Another development will be fire prediction moving from fire service state headquarters and into into the hands of firefighters near the frontline.
This summer Dr Chong has been tracking every ignition in the state and monitoring the Phoenix predictions through his smartwatch.
"It calculates the number of properties the fire will potentially impact and converts that down to a series of beeps and buzzes that come out of the smartwatch.
"It's all about buying time."
Decentralising fire prediction raises plenty of issues, such as whether the models can be understood without expert analysis, and the cost of the technology.
"As we build confidence in these models they will be made available to brigades on the ground. As the fire stats they will be able to see what these fires will do," says Dr Heemstra.
He's more cautious about rolling out these models to the general public. Fire behaviour analysts are trained to understand the model's predictions are always uncertain, always based on inputs, such as weather forecasts, which are themselves imperfect. A member of the public might not appreciate this, and the prediction would give them an unrealistic impression of their fire danger.
"There's a potential of causing panic," says Dr Heemstra. "There's a potential of causing complacency.
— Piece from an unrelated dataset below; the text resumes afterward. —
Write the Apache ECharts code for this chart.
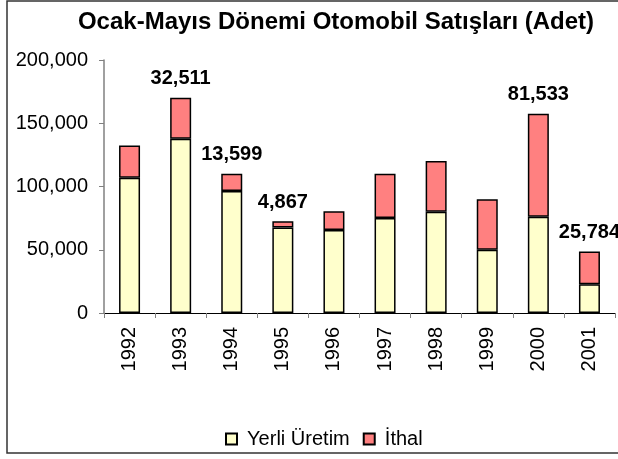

"You've seen 20 fires that could burn you house down and the fires have never arrived, then there's one we are really worried about and we're saying you need to do something. You say, 'but there's been 20 fires that never got here.'
"There's a danger of crying wolf."
A local crew report is logged on the intel feed: the fire near Cowra has been extinguished. It was put out before it spread beyond the field of stubble where it started.